Refuges, wildness and birds

Some National Wildlife Refuges are designated wilderness areas. Most are not. Many are on land that was once used for something else, farms that were marginally productive, farms that failed, former military bases. Some are on land that wasn’t considered good for anything else. All are now places of wildness if not wilderness. All are places that are preserved or managed for wildlife.

By executive order in 1903, President Theodore Roosevelt made a three acre island in the Indian River in Florida, Pelican Island, the first National Wildlife Refuge. It was the nesting place of brown pelicans, herons and egrets. But eleven years before, in 1892, President Benjamin Harrison had proclaimed Afognak Island off the coast of Alaska a sanctuary for “salmon and other fish and sea animals, and other animals and birds.” Afognak Island is now one of many islands in the Alaska Maritime National Wildlife Refuge.

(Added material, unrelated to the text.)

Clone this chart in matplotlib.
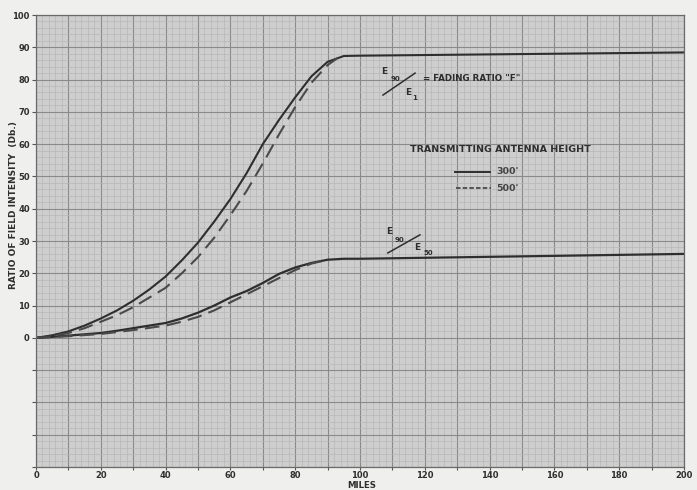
import matplotlib
matplotlib.use("Agg")
import matplotlib.pyplot as plt
from matplotlib.ticker import MultipleLocator, FuncFormatter

# ---- data ----
x_up_300 = [0, 5, 10, 15, 20, 25, 30, 35, 40, 45, 50, 55, 60, 65, 70, 75, 80, 85, 90, 95, 100, 120, 140, 160, 180, 200]
y_up_300 = [0, 0.8, 2, 3.8, 6, 8.5, 11.5, 15, 19, 24, 29.5, 36, 43, 51, 60, 67.5, 74.5, 81, 85.5, 87.3, 87.4, 87.6, 87.8, 88.0, 88.2, 88.4]

x_up_500 = [0, 5, 10, 15, 20, 25, 30, 35, 40, 45, 50, 55, 60, 65, 70, 75, 80, 85, 90, 94]
y_up_500 = [0, 0.5, 1.5, 3, 5, 7, 9.5, 12.5, 15.5, 20, 25, 31, 38, 45.5, 54, 63, 71.5, 79, 84.5, 87.3]

x_lo_300 = [0, 5, 10, 15, 20, 25, 30, 35, 40, 45, 50, 55, 60, 65, 70, 75, 80, 85, 90, 95, 100, 120, 140, 160, 180, 200]
y_lo_300 = [0, 0.3, 0.7, 1.1, 1.5, 2.2, 3, 3.8, 4.6, 6, 7.8, 10, 12.5, 14.5, 17, 19.8, 21.8, 23.2, 24.2, 24.5, 24.5, 24.8, 25.1, 25.4, 25.7, 26.0]

x_lo_500 = [0, 10, 20, 30, 40, 45, 50, 55, 60, 65, 70, 75, 80, 85, 90]
y_lo_500 = [0, 0.5, 1.2, 2.4, 3.8, 5, 6.5, 8.5, 11, 13.5, 16, 18.5, 21, 23, 24.2]

x_ticks = [0, 20, 40, 60, 80, 100, 120, 140, 160, 180, 200]
y_ticks = [0, 10, 20, 30, 40, 50, 60, 70, 80, 90, 100]
legend_labels = ["300'", "500'"]

ink = "#2e2e2e"
plt.rcParams['font.family'] = ['DejaVu Sans']
fig = plt.figure(figsize=(6.97, 4.90), dpi=100, facecolor="#efefed")
ax = fig.add_axes([36 / 697, 1 - 467 / 490, (684 - 36) / 697, (467 - 15) / 490])
ax.set_facecolor("#cecece")
ax.set_xlim(0, 200)
ax.set_ylim(-40, 100)

# graph-paper grid
ax.xaxis.set_major_locator(MultipleLocator(10))
ax.yaxis.set_major_locator(MultipleLocator(10))
ax.xaxis.set_minor_locator(MultipleLocator(2))
ax.yaxis.set_minor_locator(MultipleLocator(2))
ax.grid(which="major", color="#8a8a8a", lw=0.8)
ax.grid(which="minor", color="#b6b6b6", lw=0.45)
ax.set_axisbelow(True)
ax.xaxis.set_major_formatter(FuncFormatter(lambda v, p: f"{int(v)}" if int(round(v)) % 20 == 0 else ""))
ax.yaxis.set_major_formatter(FuncFormatter(lambda v, p: f"{int(v)}" if v >= 0 else ""))
ax.tick_params(which="major", length=3, width=0.8, color="#555555", labelsize=6, labelcolor=ink, pad=1.5)
ax.tick_params(axis="x", which="major", length=2, pad=1)
ax.tick_params(which="minor", length=0)
for lbl in ax.get_xticklabels() + ax.get_yticklabels():
    lbl.set_fontweight("bold")
for s in ax.spines.values():
    s.set_color("#6a6a6a")
    s.set_linewidth(0.9)

# curves
ax.plot(x_up_300, y_up_300, color=ink, lw=1.5, solid_capstyle="round")
ax.plot(x_up_500, y_up_500, color="#4a4a4a", lw=1.5, dashes=(7, 3.5))
ax.plot(x_lo_300, y_lo_300, color=ink, lw=1.6)
ax.plot(x_lo_500, y_lo_500, color="#4a4a4a", lw=1.5, dashes=(7, 3.5))

# axis labels
fig.text(362 / 697, 1 - 485.5 / 490, "MILES", fontsize=6.2, fontweight="bold", color=ink,
         ha="center", va="center")
fig.text(14 / 697, 1 - 205 / 490, "RATIO OF FIELD INTENSITY  (Db.)", rotation=90, ha="center", va="center",
         fontsize=6.5, fontweight="bold", color=ink)

# fading ratio annotation
tk = dict(color=ink, fontweight="bold")
ax.text(106.5, 82.5, "E", fontsize=6.5, ha="left", va="center", **tk)
ax.text(109.3, 80.2, "90", fontsize=5, ha="left", va="center", **tk)
ax.plot([107.1, 117.0], [75.2, 82.0], color=ink, lw=1.1)
ax.text(113.8, 76.0, "E", fontsize=6.5, ha="left", va="center", **tk)
ax.text(116.2, 74.4, "1", fontsize=5, ha="left", va="center", **tk)
ax.text(119.3, 80.2, "= FADING RATIO \"F\"", fontsize=6.3, ha="left", va="center", **tk)

ax.text(108.2, 32.8, "E", fontsize=6.5, ha="left", va="center", **tk)
ax.text(110.6, 30.2, "90", fontsize=5, ha="left", va="center", **tk)
ax.plot([108.6, 118.5], [26.3, 31.9], color=ink, lw=1.1)
ax.text(116.6, 28.0, "E", fontsize=6.5, ha="left", va="center", **tk)
ax.text(119.6, 26.2, "50", fontsize=5, ha="left", va="center", **tk)

# legend
ax.text(115.4, 58.2, "TRANSMITTING ANTENNA HEIGHT", fontsize=6.8, ha="left", va="center", **tk)
ax.plot([129.3, 140.1], [51.4, 51.4], color=ink, lw=1.4)
ax.text(142.2, 51.4, legend_labels[0], fontsize=6.8, ha="left", va="center", color="#444444", fontweight="bold")
ax.plot([129.6, 140.4], [46.4, 46.4], color="#4a4a4a", lw=1.3, dashes=(2.5, 1.2))
ax.text(142.2, 46.4, legend_labels[1], fontsize=6.8, ha="left", va="center", color="#444444", fontweight="bold")

fig.savefig("out.png", dpi=100, facecolor=fig.get_facecolor())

Many National Refuges, like Pelican Island, were established for birds. They’re nesting areas, wintering grounds and places birds can stop, rest and feed along migratory routes. But not all National Refuges were set up for birds. The Wichita Mountains National Refuge in Oklahoma was established to protect bison, Cabeza Prieta in Arizona to protect desert bighorn sheep, and San Bernadino, also in Arizona, for three species of little fish that are rare. There is the National Bison Range in Montana, the National Elk Refuge in Wyoming, the national Key Deer Refuge in Florida, and the Hart Mountain National Antelope Refuge in Oregon.

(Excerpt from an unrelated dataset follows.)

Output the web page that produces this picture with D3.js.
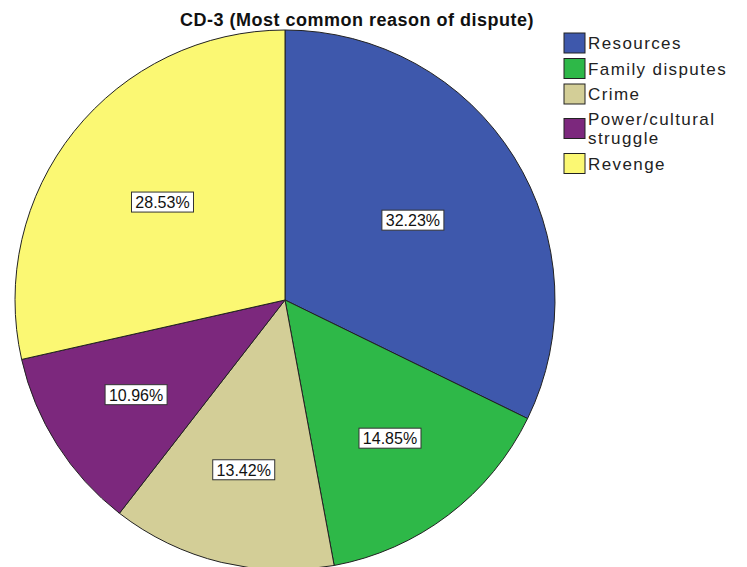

Every national Wildlife Refuge, regardless of why it was established however, is a place of birds. I visit national Wildlife Refuges to see birds. But I enjoy seeing other wildlife, too. I have seen white-tailed deer in many refuges, mule deer in several, Key deer in the Key Deer Refuge, Elk, moose. I saw bison in the Attwater Prairie Chicken Refuge in Texas, pronghorn antelope in the Upper Souris Refuge in North Dakota. I heard wolves howl while I was out listening for night calling birds in the Rice Lake National Refuge in Minnesota.

National Wildlife Refuges vary in size from the Arctic Refuge and Yukon Delta Refuge, both in Alaska, both over 19 million acres to Mille Lacs Refuge in Minnesota. Mille Lacs is two rocky little islands, Hennepin and Spirit, in Lake Mille Lacs. The total area of those two islands is six tenths of one acre.

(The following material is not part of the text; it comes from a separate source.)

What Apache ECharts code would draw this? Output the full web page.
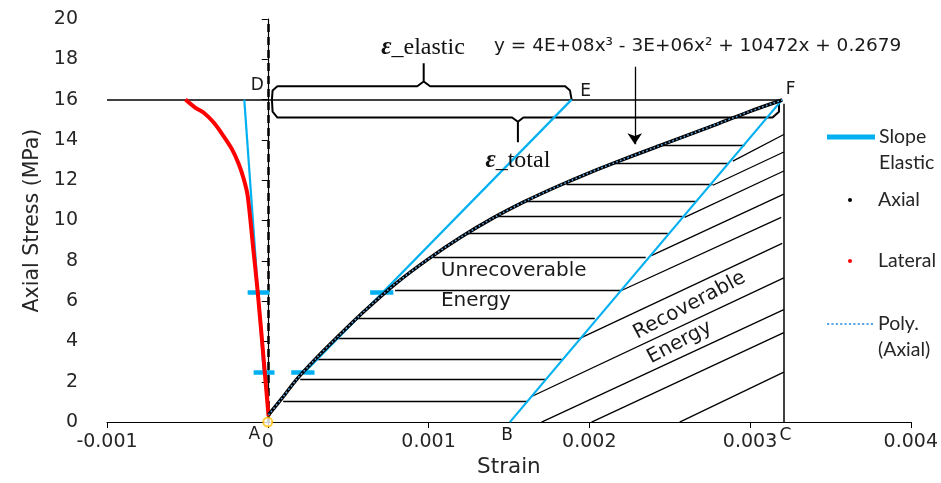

There are 58 National parks in the United States and 155 National Forests. Add National Monuments, National Historic Sites, National Battlefields, and National Cemeteries, which are also managed by the National Park Service, and the total for Parks and Forests is still less than the total number of National Wildlife Refuges.

There’s a National Wildlife Refuge in every state. North Dakota has 64, California 38, Florida 29. A few refuges are closed but most are open to visitors, at least during the day. Many have auto tour routes and hiking trails, observation points and platforms and towers. A few have primitive camping areas.

At every National Wildlife Refuge I have visited I have enjoyed the wildlife, the scenery, a sense of solitude, and a feeling that I have gotten away from development and commercialization. And I have enjoyed seeing the birds.